When an ignored boundary stops being a scheduling problem
Most busy-man boundary breaks are capacity problems. He is genuinely slammed, he genuinely forgot, and a real consequence genuinely fixes it. That is the common case and it is fixable.
Some are not.
There is a specific line, and love is respect draws it clearly. If he is repeatedly crossing your boundaries, is not willing to discuss them, or guilt-trips you for even having them, the dynamic is likely very unhealthy and can become abusive. The guilt-trip is the tell. When you name a boundary and he turns it into a story about how you are controlling, needy, or too much, the conversation is no longer about the boundary. It is about whether you are allowed to have one at all.
That is not a busy man.

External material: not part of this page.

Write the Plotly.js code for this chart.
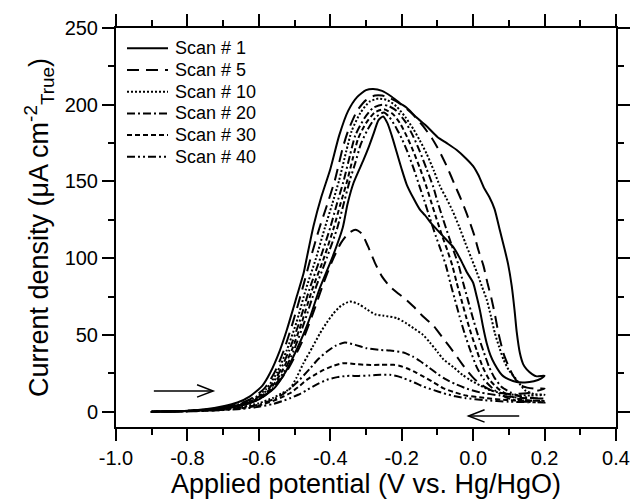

That is a man protecting his right to ignore you, and no amount of better scheduling reaches it. love is respect is blunt about your side of this too. You have a right to be firm and clear about your boundaries, because you always deserve to have them respected.
If any of this comes with pressure, fear, or control over where you go and who you see, stop treating it as a communication puzzle and reach out to a qualified service.
What to say when you enforce it
Use one clean message. Name the agreement, name what you will do, and stop.
We agreed you would not cancel the day of, and it happened again. I am not going to keep my evenings open on a maybe anymore. Next time I will make other plans, and if something opens up on your end you are welcome to ask me for a real date. I still want to see you. I am just not going to be on standby for it.
Read what that does. It states the broken agreement without a lecture. It attaches a consequence you fully control. It leaves the door open without begging. And it never accuses him of anything you cannot prove, which keeps the focus on behavior instead of a fight about motive.
Send it once. Then let the ladder do the work.
How to read what he does next
Watch the next three weeks, not the next three texts.
If he changes the behavior, good, and let it count without deciding one quiet week proves a whole new man. Consistency is the proof, so keep tracking whether the agreement actually holds across several chances instead of trusting the first apology.
If he apologizes beautifully and then does the same thing, you already have your answer, because an apology that never changes anything is its own pattern. The same is true when the broken thing was a specific promise rather than a standing rule, which has its own read here.
If he responds by making you the problem for having a boundary at all, that is the guilt-trip, and being told your needs are pressure is not a scheduling issue you can text your way out of.
And if the pattern holds after you enforced a real consequence, you are no longer waiting for information. You have it. The Off-Ramp criteria help you leave a boundary that will not be kept without relitigating a motive you may never prove.
You cannot make him keep an agreement. You can decide, cleanly, what you do the moment he does not.